Y si bien algunas personas habían conocido a sus nuevas parejas durante la terapia, recomendaba encarecidamente a sus pacientes que no salieran con otros miembros del grupo durante el proceso. No quería que la gente se exhibiera ni ocultara cosas para intentar impresionar a alguien. Blake había tomado prestadas esa recomendación y la confidencialidad del modelo de doce pasos, y le parecían útiles, aunque de vez en cuando dos integrantes del grupo se gustaban y empezaban a salir juntos antes de terminar la terapia. Incluso en ese sentido recordaba a sus pacientes que no existía un solo «modelo correcto» para las nuevas relaciones o incluso un nuevo matrimonio.

Algunos esperaban años antes de buscar una nueva pareja, otros nunca la encontraban ni lo deseaban. Algunos consideraban que debían esperar un año antes de empezar a salir con alguien o volver a casarse, otros contraían matrimonio pocas semanas después de haber perdido a su cónyuge. En opinión de Blake, ello no significaba que no hubieran amado a su primera pareja, sino que estaban preparados para seguir adelante y contraer un nuevo compromiso. Nadie tenía derecho a juzgar si eso estaba bien o mal.

– No somos la policía del dolor -señalaba de vez en cuando-. Estamos aquí para ayudarnos y apoyarnos los unos a los otros, no para juzgarnos.

Y siempre explicaba a los distintos grupos que había decidido dedicarse a aquella profesión después de perder a su esposa, a su hija y a su hijo, por entonces su única descendencia, a causa de un accidente de coche una noche lluviosa. Por entonces, había creído que su vida se acababa y lo había deseado. Cinco años más tarde había contraído matrimonio con una mujer maravillosa con la que tenía tres hijos.

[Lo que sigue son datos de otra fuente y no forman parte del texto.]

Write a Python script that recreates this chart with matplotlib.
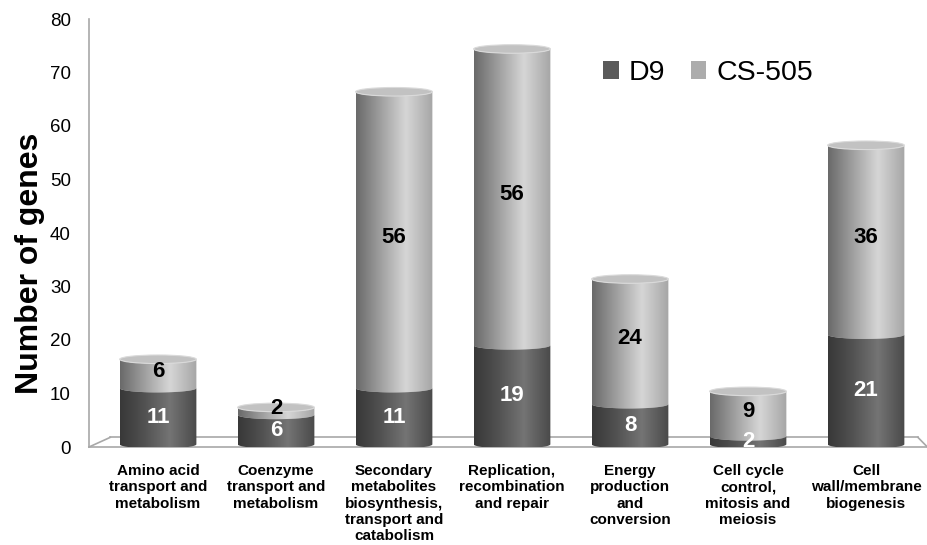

– Me habría casado con ella antes si la hubiera conocido antes, pero merecía la pena esperarla -les contaba siempre con una sonrisa que conmovía a cuantos lo escuchaban.

El objetivo central de la terapia no era el matrimonio, pero sí era una cuestión que surgía con frecuencia. Para algunos era la inquietud principal, mientras que a otros, muchos de los cuales habían perdido a hermanos, padres o hijos, y ya estaban casados, no les interesaba en absoluto. Pero todos convenían en que la muerte de un ser querido, sobre todo de un hijo, representaba una enorme presión para un matrimonio. En algunos casos, ambos cónyuges asistían a la terapia, pero casi siempre sucedía que uno de los dos estaba dispuesto a buscar ayuda antes que el otro, y de hecho era infrecuente que ambos asistieran juntos, aunque a Blake le habría gustado.